Glazers to partially cash out, sell $150 million of Manchester United shares

Photo Credit: Clive Brunskill/Bongarts/Getty Images
Photo Credit: Clive Brunskill/Bongarts/Getty Images

Cash-flush Manchester United, at the behest of its American owners, announced it is selling 8 million new shares — a 5 percent stake in the company — on the New York Stock Exchange in a move that will reduce the Glazer Family’s ownership to 85 percent and net them approximately $150 million in the process.

The family, which at one point owned 100 percent of the company, appears to be taking advantage of the club’s new-found financial fortune by shaving a bit off the top for a healthy return.

In 2005, the Glazer family purchased the legendary English Premier League club for $1.4 billion in a leveraged buyout, and seven years later took 10 percent of its stake public on the New York Stock Exchange in a $233 million IPO.

Family patriarch Malcolm Glazer passed away in May 2014 and is survived by his wife and six children. The Glazer family also own the NFL’s Tampa Bay Buccaneers.

(Photo by Clive Mason/Getty Images)
(Photo by Clive Mason/Getty Images)


Prior to going public, 100 percent of shares in the club’s parent company Red Footballer Shareholder Limited (RFSL) were fully owned by a new investment vehicle created by the Glazer family, called Red Football LLC.

The proceeds from the $150 million sale will go to Red Football LLC, not the club or parent company RFSL, according to the press release.

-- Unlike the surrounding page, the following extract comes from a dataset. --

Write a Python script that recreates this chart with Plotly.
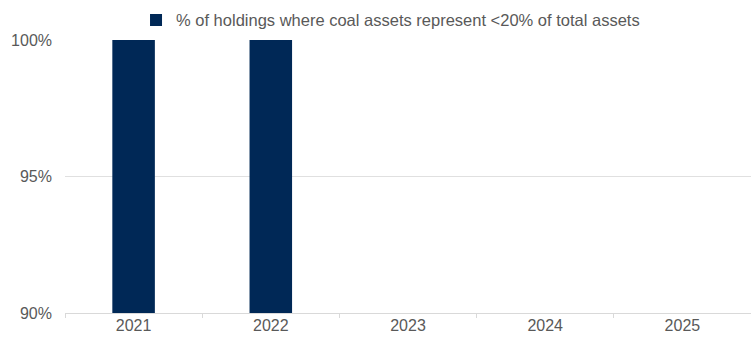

The cash-out comes at an opportune time, with Manchester United stock nearing its 52-week high of $19.97.


A month and a half ago, Manchester United signed the most expensive jersey sponsorship in history — a uniform deal with Adidas worth $1.3 billion over 10 years.

Manchester United also entered into a $560 million, seven-year sponsorship deal with Chevrolet days prior to the record-breaking Adidas deal.

Almost $2 billion in contracts were signed with two strokes of a pen, giving the club stronger financial footing immediately. Money is certainly not an issue for Manchester United, and the Glazers, who overwhelmingly control voting shares of the club, are simply cashing in some of their chips rather than doubling down.

Photo Credit: Reuters
Photo Credit: Reuters


The Fields of Green has previously commented on the red flags associated with owning Manchester United stock. Now, we can safely add “dilution” to the warning list.

You can’t fault a family-owned business for wanting to extract some value out of its investment.

The family purchased the team with debt financing almost 10 years ago, the value of the team has risen substantially, and the owners have decided to pay themselves a little return on their investment. This happens in closely held businesses all the time.

What shareholders can fault the family for is the introduction of nearly a $1 billion in debt to purchase the team — thereby becoming the responsibility of the club — and for the dilution of existing shares through a new capital raise that will see all $150 million of the funds go to the Glazer family’s own LLC, not to the ballclub.

Manchester United is a great reminder that when business and sports intersect, the pecking order is quite simple: Owners eat first, everyone else eats second.